Maschile Singolare è un film non low budget, ma no budget, in cui ci abbiamo messo tutti il cuore per raccontare la storia di ragazzi trentenni che i questo paese si raccontano molto poco. Visto il successo probabilmente si raccontano poco anche all’estero. Ci siamo abituati al fatto che si producano soltanto cose teen, e invece ci siamo persi tutta una parte di popolazione che è quella che sta passando, forse, il peggior periodo della sua storia, perché non ha più un posto dove stare. In più noi raccontiamo una questione LGBTQ+, dove però non si inneggia ad una lotta per i diritti, ma si immagina un mondo in cui questa cosa sia normale, evidentemente non è normale neanche lontano dall'Italia.
Credi che un prodotto come Per Elisa, possa avere chance anche fuori dall'Italia?
Questa è una serie co-prodotta da una produzione inglese che è Cosmopolitan Pictures e magari permetterà a questo progetto di essere raccontato all’estero. Sarebbe l'augurio più grande.
Si tratta d'altronde del ruolo più significativo da te interpretato finora, possiamo dirlo?
Il più importante della mia vita. Raccontare un progetto del genere è il più grande sogno che io potessi avere, da quando ero piccolo e ho pensato per la prima volta di fare questo lavoro. Vedere gli occhi di Gildo e guardare i primi due episodi con lui, mi restituisce il lato più umano del nostro lavoro che invece all’interno dell’industria ogni tanto si perde, e io questa sensazione di orgoglio così grande non l’avevo mai provata.
Orgoglio per cosa?
Non è della qualità del prodotto che parlo, ma degli incontri tra le anime, suona un po’ naif, ma è così. La verità è che aver incontrato un personaggio del genere e aver avuto la possibilità di poter raccontare la sua e la loro storia è un privilegio talmente grande, è una fortuna gigantesca. L’augurio che ho è che questo progetto vada bene, non perché in futuro possa portare nuovi lavori a tutti noi che lo abbiamo messo in scena, ma perché la storia di questa famiglia possa rimanere nei racconti delle persone.

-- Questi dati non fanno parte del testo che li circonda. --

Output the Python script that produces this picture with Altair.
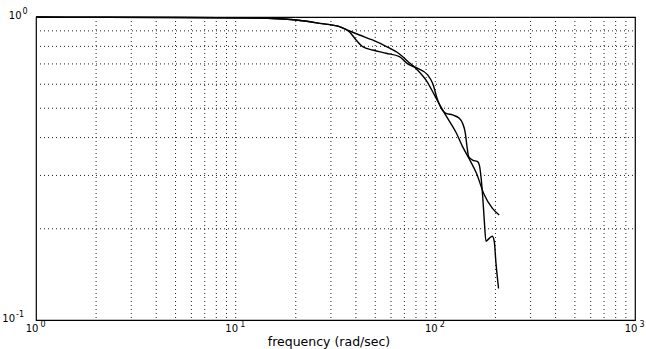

Prima parlavi di senso comunitario, tanto nel cinema quanto nei prodotti per la tv, qualcosa che dovrebbe essere vitale per la categoria degli attori e dei lavoratori dello spettacolo. Pensiamo ad Hollywood, se non ci fosse stata questa comunione di intenti, non ci sarebbe stato neanche lo sciopero.
Sì, credo che si sia perso questo tipo di discorso sociale. Il cinema dovrebbe essere l’industria più comunitaria, perché è uno dei lavori dove il gruppo è essenziale, senza una delle varie categorie un film non si può fare, ogni reparto ha senso nella catena industriale del cinema, quindi credo che tutto il sistema debba mettersi insieme per cercare di dire di no quando le cose non vanno. Fa tanta tristezza, ma è una cosa che riguarda questo paese, che ognuno di noi tira a campare, ed è un motivo per cui in Italia non c’è un sindacato degli attori. Ma questa cosa accomuna più ambiti, perché c’è gente che accetta delle paghe più basse perché vuole semplicemente lavorare, finendo per abbassare il livello.
In questi giorni si è parlato dei tagli al cinema, misura poi accantonata. Così facendo il livello è difficile possa alzarsi e si ritorna all'annosa polemica riportata in auge da Favino, alla Mostra del Cinema di Venezia quest'anno.
Noi continuiamo a pensare a tutti vari Fellini, Pasolini ma a quei tempi c’erano dei produttori che mettevano soldi e facevano di tutto perché la macchina funzionasse perfettamente e uscissero film che potevano farli rientrare di quell’investimento. Adesso l’investimento non lo fa più nessuno. Sarebbe interessante capire perché in Italia non esiste uno star system, perché non esistono attori che sono spendibili all’estero. Favino ha anche ragione nel dire che gli italiani possano fare storie italiane all’estero, ma è anche vero che se in Oppenheimer al posto di Cillian Murphy metti me, non se lo guarda nessuno. Il problema di base è la creazione di questo star system, ma magari lo possiamo creare facendo meno film, ma meglio o con più attenzione.
Visti i presupposti, ci sono buone speranze?
Io me lo auguro, ma già un prodotto come Per Elisa, rappresenta qualcosa che ha un enorme punto a favore. Qual è? L’analisi psicologica di quello che succede ai personaggi, cosa accade dentro, raccontiamo delle sfumature dell’animo umano, e lo abbiamo fatto prendendo come punto di partenza questa storia tristemente straordinaria.